Print nothing but the lines from the start of the listing below through the line that contains "const cutX = mainCategories.indexOf(cutoffAfter)". Do not include the pictures.

▸ **Source excerpt**
..........

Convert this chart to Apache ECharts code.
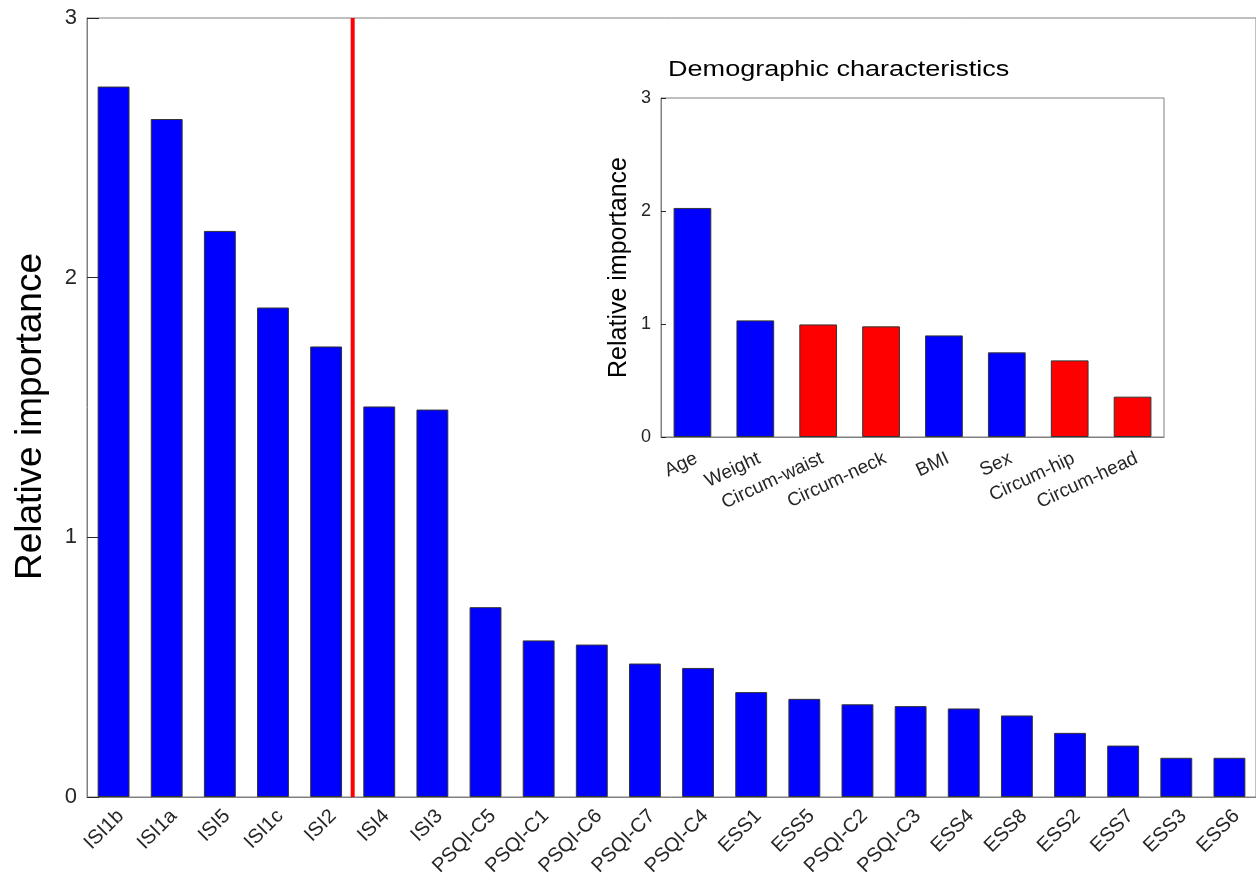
<!DOCTYPE html>
<html>
<head>
<meta charset="utf-8">
<script src="https://cdn.jsdelivr.net/npm/echarts@6/dist/echarts.min.js"></script>
<style>
html,body{margin:0;padding:0;background:#fff;}
#chart{width:1256px;height:887px;}
</style>
</head>
<body>
<div id="chart"></div>
<script>
// Main chart data
const mainCategories = ['ISI1b','ISI1a','ISI5','ISI1c','ISI2','ISI4','ISI3','PSQI-C5','PSQI-C1','PSQI-C6','PSQI-C7','PSQI-C4','ESS1','ESS5','PSQI-C2','PSQI-C3','ESS4','ESS8','ESS2','ESS7','ESS3','ESS6'];
const mainValues = [2.736,2.611,2.180,1.885,1.735,1.504,1.492,0.731,0.603,0.587,0.514,0.497,0.404,0.378,0.357,0.350,0.341,0.314,0.247,0.198,0.151,0.151];
const cutoffAfter = 'ISI2';

// Inset data
const insetTitle = 'Demographic characteristics';
const demoCategories = ['Age','Weight','Circum-waist','Circum-neck','BMI','Sex','Circum-hip','Circum-head'];
const demoValues = [2.027,1.032,0.996,0.979,0.899,0.749,0.678,0.357];

const yTicks = [0,1,2,3];

const FONT = 'Liberation Sans, Arial, Helvetica, sans-serif';
const AXIS_GREY = '#808080';
const TXT = '#262626';
const BLUE = '#0000ff';
const RED = '#ff0000';

const cutX = mainCategories.indexOf(cutoffAfter) + 1;

const chart = echarts.init(document.getElementById('chart'), null, {renderer:'canvas'});
chart.setOption({
  backgroundColor:'#fff',
  animation:false,
  textStyle:{fontFamily:FONT},
  graphic:[{
    type:'text', left:668, top:59, z:20, scaleX:1.23,
    style:{text:insetTitle, font:'22px ' + FONT, fill:'#000'}
  }],
  grid:[
    {left:87, top:18, width:1173, height:779, show:true, borderColor:AXIS_GREY, borderWidth:1, backgroundColor:'#fff'},
    {left:661, top:98, width:503, height:339, show:true, borderColor:AXIS_GREY, borderWidth:1, backgroundColor:'#fff', z:10}
  ],
  xAxis:[
    {type:'category', gridIndex:0, data:mainCategories,
     axisLine:{lineStyle:{color:AXIS_GREY,width:1}}, axisTick:{show:false},
     axisLabel:{interval:0, rotate:45, fontSize:20, color:TXT, margin:9, verticalAlign:'top', fontFamily:FONT}},
    {type:'value', gridIndex:0, min:0, max:mainCategories.length, show:false},
    {type:'category', gridIndex:1, data:demoCategories, z:10,
     axisLine:{lineStyle:{color:AXIS_GREY,width:1}}, axisTick:{show:false},
     axisLabel:{interval:0, rotate:25, fontSize:19, color:TXT, margin:12, verticalAlign:'top', fontFamily:FONT}}
  ],
  yAxis:[
    {type:'value', gridIndex:0, min:yTicks[0], max:yTicks[yTicks.length-1], interval:1,
     name:'Relative importance', nameLocation:'middle', nameGap:38,
     nameTextStyle:{fontSize:37, color:'#000', fontFamily:FONT, padding:[0,18,0,0]},
     axisLine:{show:true,lineStyle:{color:AXIS_GREY}},
     axisTick:{show:true, inside:true, length:12, lineStyle:{color:TXT}},
     splitLine:{show:false},
     axisLabel:{fontSize:22, color:TXT, margin:10, fontFamily:FONT}},
    {type:'value', gridIndex:0, min:0, max:3, show:false},
    {type:'value', gridIndex:1, min:yTicks[0], max:yTicks[yTicks.length-1], interval:1, z:10,
     name:'Relative importance', nameLocation:'middle', nameGap:29,
     nameTextStyle:{fontSize:25, color:'#000', fontFamily:FONT},
     axisLine:{show:true,lineStyle:{color:AXIS_GREY}},
     axisTick:{show:true, inside:true, length:5, lineStyle:{color:TXT}},
     splitLine:{show:false},
     axisLabel:{fontSize:18, color:TXT, margin:10, fontFamily:FONT}}
  ],
  series:[
    {type:'bar', xAxisIndex:0, yAxisIndex:0, data:mainValues, barWidth:'60%',
     itemStyle:{color:BLUE, borderColor:'#333', borderWidth:1}},
    {type:'line', xAxisIndex:1, yAxisIndex:1, data:[[cutX,0],[cutX,3]], symbol:'none',
     lineStyle:{color:RED, width:4}, z:5},
    {type:'bar', xAxisIndex:2, yAxisIndex:2, z:11, barWidth:'60%',
     data:demoValues.map((v,i)=>({value:v, itemStyle:{color: demoCategories[i].startsWith('Circum') ? RED : BLUE}})),
     itemStyle:{borderColor:'#333', borderWidth:1}}
  ]
});
</script>
</body>
</html>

..........

▸ **The result**
Convert this chart to Apache ECharts code.
<!DOCTYPE html>
<html>
<head>
<meta charset="utf-8">
<script src="https://cdn.jsdelivr.net/npm/echarts@6/dist/echarts.min.js"></script>
<style>
html,body{margin:0;padding:0;background:#fff;}
#chart{width:1256px;height:887px;}
</style>
</head>
<body>
<div id="chart"></div>
<script>
// Main chart data
const mainCategories = ['ISI1b','ISI1a','ISI5','ISI1c','ISI2','ISI4','ISI3','PSQI-C5','PSQI-C1','PSQI-C6','PSQI-C7','PSQI-C4','ESS1','ESS5','PSQI-C2','PSQI-C3','ESS4','ESS8','ESS2','ESS7','ESS3','ESS6'];
const mainValues = [2.736,2.611,2.180,1.885,1.735,1.504,1.492,0.731,0.603,0.587,0.514,0.497,0.404,0.378,0.357,0.350,0.341,0.314,0.247,0.198,0.151,0.151];
const cutoffAfter = 'ISI2';

// Inset data
const insetTitle = 'Demographic characteristics';
const demoCategories = ['Age','Weight','Circum-waist','Circum-neck','BMI','Sex','Circum-hip','Circum-head'];
const demoValues = [2.027,1.032,0.996,0.979,0.899,0.749,0.678,0.357];

const yTicks = [0,1,2,3];

const FONT = 'Liberation Sans, Arial, Helvetica, sans-serif';
const AXIS_GREY = '#808080';
const TXT = '#262626';
const BLUE = '#0000ff';
const RED = '#ff0000';

const cutX = mainCategories.indexOf(cutoffAfter) + 1;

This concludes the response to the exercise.